La nature de demain : s’habituer au pire

Les écologistes ne réalisent pas à quel point les écosystèmes qu’ils étudient aujourd’hui ont été altérés par les hommes et que la vie sauvage qu’ils décrivent a été grandement simplifiée et diminuée.

 

par Jean-Claude Génot

 

Il y a plus de 35 ans, lors d’une conférence à Strasbourg, un naturaliste alsacien témoignait des nuées de sauterelles et de papillons qu’il soulevait en parcourant les prairies humides très fleuries de la plaine du Rhin avant la Seconde Guerre Mondiale. J’ai réalisé plus tard la véritable portée de son message sur cette réalité dont je ne savais pas alors qu’elle était à jamais disparue. En effet au cours de ma vie de naturaliste, je n’ai vu cette abondance de fleurs et d’insectes que dans certaines prairies alpines, et encore celles-ci sont devenues rares car les pratiques agricoles intensives ont désormais gagné la montagne.

 

Comment peut-on se rendre compte de ce monde perdu alors qu’on évolue dans un autre contexte sans aucune référence du passé ? Bien entendu, je vis dans une époque avec des papillons et des sauterelles, mais je n’avais aucune idée de ce qu’avait pu être leur abondance, aujourd’hui perdue. Les gens grandissent dans des paysages, s’y habituent et ils en font ensuite leur référence. Ainsi les habitants d’une région avec des milieux ouverts peuvent s’opposer à la plantation d’arbres dans leur environnement, tandis que leurs descendants, eux, protesteront quand on voudra couper ces mêmes arbres.

 

Les naturalistes de demain, s’il y en a encore, trouveront normale la pénurie de nature car ils n’auront connu que cela. Comme le souligne le journaliste et écologue anglais George Monbiot*, les écologistes ne réalisent pas à quel point les écosystèmes qu’ils étudient aujourd’hui ont été altérés par les hommes et que la vie sauvage qu’ils décrivent a été grandement simplifiée et diminuée. Ce même auteur en veut aux responsables de la conservation de la nature de tolérer le sur-pâturage de tous les paysages semi-naturels britanniques sans voir les impacts de ce que Monbiot nomme la « vermine laineuse ».

 

Les naturalistes de demain trouveront normal le manque de marais, de forêts et de bêtes sauvages, les hôtels à insectes à la place des friches et des bosquets, les nichoirs à la place des arbres creux et les mares aménagées, creusées ici ou là à la place des zones humides. Il sera normal de passer plus de 90 % de son temps dans des milieux très artificialisés, le reste étant consacré, pour les plus nantis, aux derniers lieux de nature jalousement gardés.

 

Au coeur des villes et du monde suburbain tentaculaire, chacun se fabriquera son ersatz de nature, sur son balcon, sur son toit ou à l’arrière de sa maison.

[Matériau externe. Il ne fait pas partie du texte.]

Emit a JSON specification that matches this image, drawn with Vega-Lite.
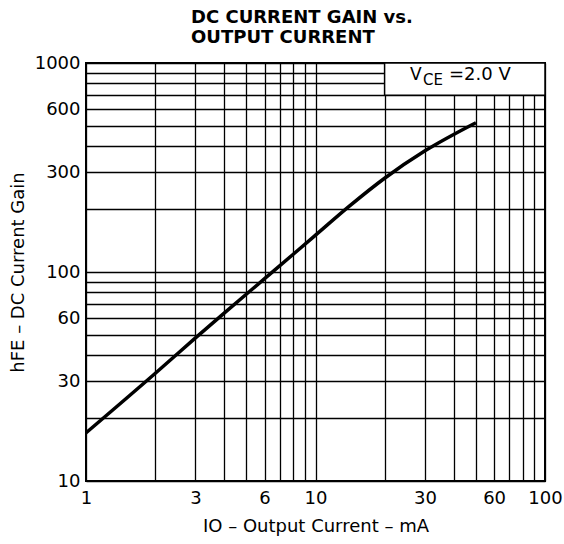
{
  "$schema": "https://vega.github.io/schema/vega-lite/v6.json",
  "autosize": {"type": "none"},
  "padding": {"left": 86, "top": 63, "right": 19, "bottom": 63},
  "width": 459,
  "height": 418,
  "background": "white",
  "title": {
    "text": ["DC CURRENT GAIN vs.", "OUTPUT CURRENT"],
    "anchor": "start",
    "frame": "group",
    "dx": 105,
    "offset": 7,
    "font": "DejaVu Sans",
    "fontSize": 18,
    "fontWeight": "bold",
    "lineHeight": 20,
    "color": "black"
  },
  "config": {
    "view": {"stroke": "black", "strokeWidth": 2},
    "axis": {
      "labelFont": "DejaVu Sans",
      "labelFontSize": 18,
      "labelColor": "black",
      "titleFont": "DejaVu Sans",
      "titleFontSize": 18,
      "titleFontWeight": "normal",
      "titleColor": "black",
      "grid": true,
      "gridColor": "black",
      "gridOpacity": 1,
      "gridWidth": 1.3,
      "ticks": false,
      "domain": false,
      "labelOverlap": false,
      "labelFlush": false,
      "labelBound": false
    }
  },
  "datasets": {
    "curve": [
      {"io": 1, "hfe": 17},
      {"io": 2, "hfe": 32.7},
      {"io": 3, "hfe": 48.4},
      {"io": 4, "hfe": 63.6},
      {"io": 6, "hfe": 92.9},
      {"io": 8, "hfe": 121.6},
      {"io": 10, "hfe": 150},
      {"io": 14, "hfe": 206},
      {"io": 20, "hfe": 281},
      {"io": 30, "hfe": 380},
      {"io": 50, "hfe": 518}
    ],
    "box": [{"x1": 20, "x2": 100, "y1": 700, "y2": 1000}],
    "note": [{"x": 25.8, "y": 832}]
  },
  "layer": [
    {
      "data": {"name": "curve"},
      "mark": {"type": "line", "color": "black", "strokeWidth": 3.5, "interpolate": "monotone"},
      "encoding": {
        "x": {
          "field": "io",
          "type": "quantitative",
          "scale": {"type": "log", "domain": [1, 100], "nice": false},
          "axis": {
            "values": [1, 2, 3, 4, 5, 6, 7, 8, 9, 10, 20, 30, 40, 50, 60, 70, 80, 90, 100],
            "labelExpr": "indexof([1,3,6,10,30,60,100], datum.value) >= 0 ? format(datum.value, 'd') : ''",
            "labelPadding": 8,
            "title": "IO – Output Current – mA",
            "titlePadding": 10
          }
        },
        "y": {
          "field": "hfe",
          "type": "quantitative",
          "scale": {"type": "log", "domain": [10, 1000], "nice": false},
          "axis": {
            "values": [10, 20, 30, 40, 50, 60, 70, 80, 90, 100, 200, 300, 400, 500, 600, 700, 800, 900, 1000],
            "labelExpr": "indexof([10,30,60,100,300,600,1000], datum.value) >= 0 ? format(datum.value, 'd') : ''",
            "labelPadding": 6,
            "title": "hFE – DC Current Gain",
            "titlePadding": 7
          }
        }
      }
    },
    {
      "data": {"name": "box"},
      "mark": {"type": "rect", "fill": "white", "stroke": "black", "strokeWidth": 1.5},
      "encoding": {
        "x": {"field": "x1", "type": "quantitative"},
        "x2": {"field": "x2"},
        "y": {"field": "y1", "type": "quantitative"},
        "y2": {"field": "y2"}
      }
    },
    {
      "data": {"name": "note"},
      "mark": {"type": "text", "align": "left", "baseline": "alphabetic", "font": "DejaVu Sans", "fontSize": 17, "color": "black"},
      "encoding": {
        "x": {"field": "x", "type": "quantitative"},
        "y": {"field": "y", "type": "quantitative"},
        "text": {"value": "V"}
      }
    },
    {
      "data": {"name": "note"},
      "mark": {"type": "text", "align": "left", "baseline": "alphabetic", "font": "DejaVu Sans", "fontSize": 15, "dx": 13, "dy": 5, "color": "black"},
      "encoding": {
        "x": {"field": "x", "type": "quantitative"},
        "y": {"field": "y", "type": "quantitative"},
        "text": {"value": "CE"}
      }
    },
    {
      "data": {"name": "note"},
      "mark": {"type": "text", "align": "left", "baseline": "alphabetic", "font": "DejaVu Sans", "fontSize": 18, "dx": 39, "color": "black"},
      "encoding": {
        "x": {"field": "x", "type": "quantitative"},
        "y": {"field": "y", "type": "quantitative"},
        "text": {"value": "=2.0 V"}
      }
    }
  ]
}
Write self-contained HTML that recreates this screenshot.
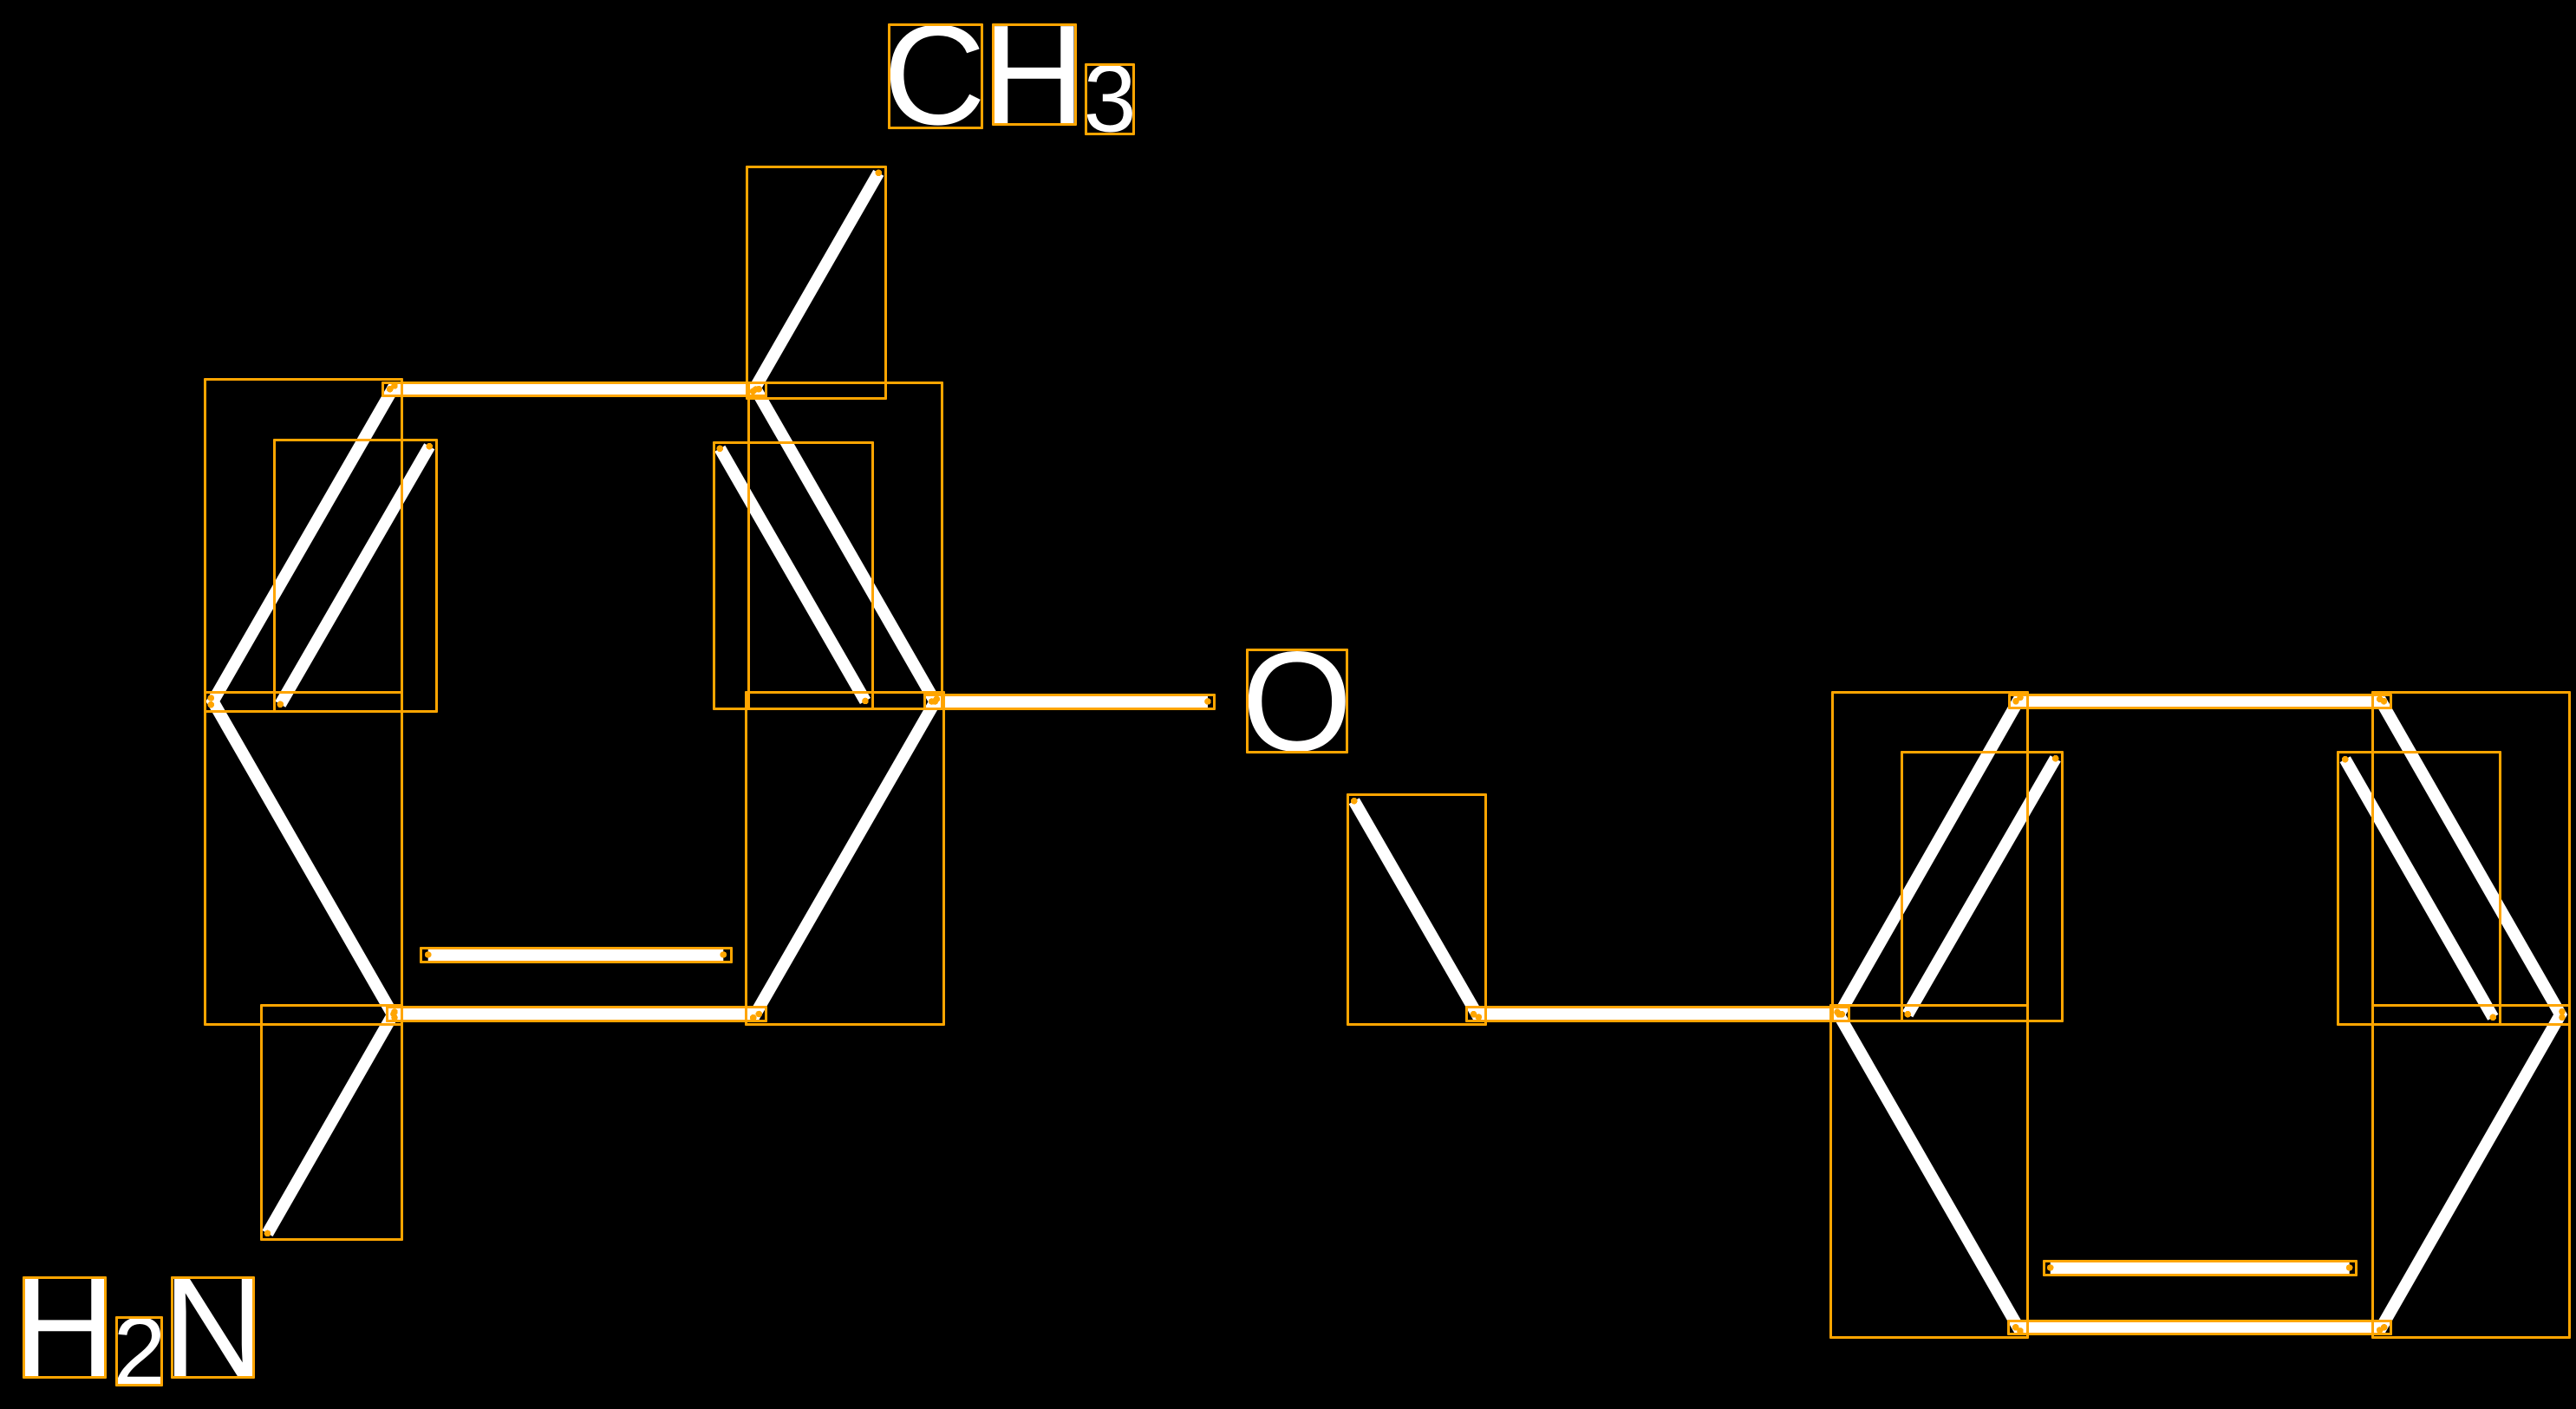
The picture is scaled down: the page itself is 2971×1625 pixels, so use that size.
<!DOCTYPE html>
<html>
<head>
<meta charset="utf-8">
<style>
html,body{margin:0;padding:0;background:#000;width:2971px;height:1625px;overflow:hidden}
svg{display:block}
text{font-family:"Liberation Sans",sans-serif;fill:#fff}
.b{font-size:164px}
.s{font-size:110px}
#bonds line{stroke:#fff;stroke-width:14;stroke-linecap:butt}
#boxes rect{fill:none;stroke:#FFA500;stroke-width:3;stroke-linejoin:round;shape-rendering:crispEdges}
#dots circle{fill:#FFA500;shape-rendering:crispEdges}
</style>
</head>
<body>
<svg xmlns="http://www.w3.org/2000/svg" width="2971" height="1625" viewBox="0 0 2971 1625">
<rect x="0" y="0" width="2971" height="1625" fill="#000"/>
<g id="bonds">
<line x1="449.7" y1="448.7" x2="875.3" y2="448.7"/>
<line x1="455" y1="445" x2="243.3" y2="812.7"/>
<line x1="495.3" y1="514.7" x2="323.3" y2="812.3"/>
<line x1="243.3" y1="805" x2="455" y2="1173.7"/>
<line x1="454" y1="1169.5" x2="875.3" y2="1169.5"/>
<line x1="493.7" y1="1101" x2="834.3" y2="1101"/>
<line x1="871.7" y1="449" x2="1078.3" y2="809"/>
<line x1="830.3" y1="517.3" x2="998" y2="808.5"/>
<line x1="1080.3" y1="806.3" x2="868.7" y2="1173.7"/>
<line x1="1013.3" y1="199.3" x2="868.5" y2="451.3"/>
<line x1="1074.7" y1="809" x2="1393" y2="809"/>
<line x1="455" y1="1167" x2="308.5" y2="1422.5"/>
<line x1="1561.7" y1="923.7" x2="1705.3" y2="1173"/>
<line x1="1699.5" y1="1169.7" x2="2124.3" y2="1169.7"/>
<line x1="2325" y1="808.7" x2="2749.5" y2="808.7"/>
<line x1="2330" y1="804.3" x2="2121" y2="1170"/>
<line x1="2370.7" y1="874.7" x2="2200.2" y2="1169.7"/>
<line x1="2119" y1="1167.3" x2="2330" y2="1535"/>
<line x1="2324.7" y1="1530.8" x2="2749.7" y2="1530.8"/>
<line x1="2364.7" y1="1462" x2="2709.7" y2="1462"/>
<line x1="2744.7" y1="806.3" x2="2955" y2="1173.3"/>
<line x1="2704.7" y1="875.7" x2="2875.3" y2="1173.3"/>
<line x1="2955" y1="1166.7" x2="2744.7" y2="1534"/>
</g>
<g id="labels">
<text class="b" x="1018.5" y="143">C</text>
<text class="b" x="1133.5" y="143">H</text>
<text class="s" x="1249.5" y="151.5">3</text>
<text class="b" x="15.5" y="1587.5">H</text>
<text class="s" x="130.5" y="1596">2</text>
<text class="b" x="187.5" y="1587.5">N</text>
<text class="b" x="1432" y="865.5">O</text>
</g>
<g id="boxes">
<rect x="441.5" y="441.5" width="442" height="15"/>
<rect x="236.5" y="437.5" width="227" height="383"/>
<rect x="316.5" y="507.5" width="187" height="313"/>
<rect x="236.5" y="798.5" width="227" height="383"/>
<rect x="446.5" y="1161.5" width="437" height="16"/>
<rect x="485.5" y="1093.5" width="358" height="16"/>
<rect x="863.5" y="441.5" width="223" height="376"/>
<rect x="823.5" y="510.5" width="183" height="307"/>
<rect x="860.5" y="798.5" width="228" height="383"/>
<rect x="861.5" y="192.5" width="160" height="267"/>
<rect x="1066.5" y="801.5" width="334" height="16"/>
<rect x="301.5" y="1159.5" width="162" height="270"/>
<rect x="1554.5" y="916.5" width="159" height="265"/>
<rect x="1691.5" y="1161.5" width="441" height="16"/>
<rect x="2317.5" y="801.5" width="440" height="15"/>
<rect x="2113.5" y="798.5" width="225" height="379"/>
<rect x="2193.5" y="867.5" width="185" height="310"/>
<rect x="2111.5" y="1159.5" width="227" height="383"/>
<rect x="2316.5" y="1523.5" width="441" height="15"/>
<rect x="2357.5" y="1454.5" width="360" height="16"/>
<rect x="2736.5" y="798.5" width="227" height="383"/>
<rect x="2696.5" y="867.5" width="187" height="314"/>
<rect x="2736.5" y="1159.5" width="227" height="383"/>
<rect x="1025.5" y="28.5" width="107" height="119"/>
<rect x="1145.5" y="28.5" width="95" height="115"/>
<rect x="1252.5" y="74.5" width="55" height="80"/>
<rect x="27.5" y="1473.5" width="94" height="115"/>
<rect x="134.5" y="1519.5" width="52" height="78"/>
<rect x="198.5" y="1473.5" width="94" height="115"/>
<rect x="1438.5" y="749.5" width="115" height="118"/>
</g>
<g id="dots">
<circle cx="449.7" cy="448.7" r="3.8"/><circle cx="875.3" cy="448.7" r="3.8"/>
<circle cx="455" cy="445" r="3.8"/><circle cx="243.3" cy="812.7" r="3.8"/>
<circle cx="495.3" cy="514.7" r="3.8"/><circle cx="323.3" cy="812.3" r="3.8"/>
<circle cx="243.3" cy="805" r="3.8"/><circle cx="455" cy="1173.7" r="3.8"/>
<circle cx="454" cy="1169.5" r="3.8"/><circle cx="875.3" cy="1169.5" r="3.8"/>
<circle cx="493.7" cy="1101" r="3.8"/><circle cx="834.3" cy="1101" r="3.8"/>
<circle cx="871.7" cy="449" r="3.8"/><circle cx="1078.3" cy="809" r="3.8"/>
<circle cx="830.3" cy="517.3" r="3.8"/><circle cx="998" cy="808.5" r="3.8"/>
<circle cx="1080.3" cy="806.3" r="3.8"/><circle cx="868.7" cy="1173.7" r="3.8"/>
<circle cx="1013.3" cy="199.3" r="3.8"/><circle cx="868.5" cy="451.3" r="3.8"/>
<circle cx="1074.7" cy="809" r="3.8"/><circle cx="1393" cy="809" r="3.8"/>
<circle cx="455" cy="1167" r="3.8"/><circle cx="308.5" cy="1422.5" r="3.8"/>
<circle cx="1561.7" cy="923.7" r="3.8"/><circle cx="1705.3" cy="1173" r="3.8"/>
<circle cx="1699.5" cy="1169.7" r="3.8"/><circle cx="2124.3" cy="1169.7" r="3.8"/>
<circle cx="2325" cy="808.7" r="3.8"/><circle cx="2749.5" cy="808.7" r="3.8"/>
<circle cx="2330" cy="804.3" r="3.8"/><circle cx="2121" cy="1170" r="3.8"/>
<circle cx="2370.7" cy="874.7" r="3.8"/><circle cx="2200.2" cy="1169.7" r="3.8"/>
<circle cx="2119" cy="1167.3" r="3.8"/><circle cx="2330" cy="1535" r="3.8"/>
<circle cx="2324.7" cy="1530.8" r="3.8"/><circle cx="2749.7" cy="1530.8" r="3.8"/>
<circle cx="2364.7" cy="1462" r="3.8"/><circle cx="2709.7" cy="1462" r="3.8"/>
<circle cx="2744.7" cy="806.3" r="3.8"/><circle cx="2955" cy="1173.3" r="3.8"/>
<circle cx="2704.7" cy="875.7" r="3.8"/><circle cx="2875.3" cy="1173.3" r="3.8"/>
<circle cx="2955" cy="1166.7" r="3.8"/><circle cx="2744.7" cy="1534" r="3.8"/>
</g>
</svg>
</body>
</html>
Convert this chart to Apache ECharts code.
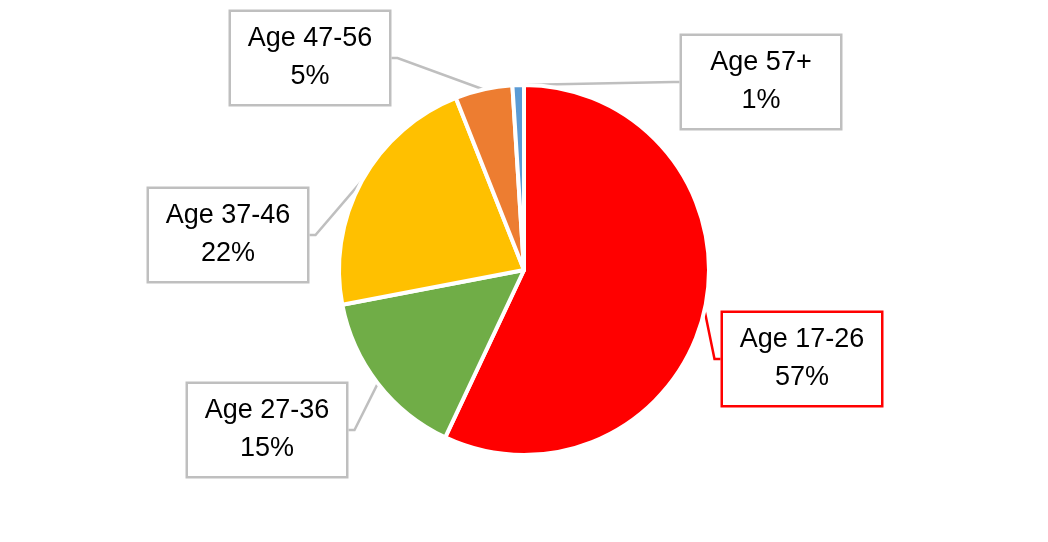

Mais où sera la nature spontanée sur de grands espaces, la vraie ? Elle ne subsistera plus que dans les endroits où l’homme se sera exclu : les no man’s land minés, les terres trop stériles pour être exploitées, les lieux de catastrophes nucléaires qui ne vont pas manquer statistiquement de se multiplier. Les parcs et les réserves qui auront survécu aux marées humaines seront jardinés au profit de certaines espèces pour les touristes. Partout ailleurs, l’humanité débordante utilisera tout l’espace pour ses villes et ses infrastructures tentaculaires, ses productions à haut rendement, ainsi que la fabrication de son énergie et l’extraction de ses matières premières.

 

Nos descendants accepteront-ils cette situation ? Oui à une écrasante majorité, car des générations d’enfants grandissant dans un univers technologique et numérique n’auront plus le même imaginaire que leurs prédécesseurs et pourront, devenus adultes, se contenter de vivre la nature virtuellement par écran interposé depuis leur citadelle de verre, de béton et d’acier « nanotechnologisés » pour produire de la climatisation naturelle ou faire pousser des végétaux à la verticale. L’homme deviendra-t-il entièrement dénaturé et artificiel, bardé de prothèses du cœur au cerveau et se nourrissant d’aliments de synthèse ? Sera-t-il capable de vivre dans un monde artificiel sans devenir un malade mental ? Non ! Il y aura toujours des résistants qui ne supporteront pas de vivre dans un monde synthétique ne laissant aucune place à la nature sauvage. Ces insoumis se révolteront contre la domestication tyrannique de la nature et agiront en faveur du sauvage, symbole d’insoumission dans un monde surpeuplé privé de liberté.

 

* George Monbiot. 2013. Feral. Searching for enchantment on the frontiers of rewilding. Allen Lane. 317 p.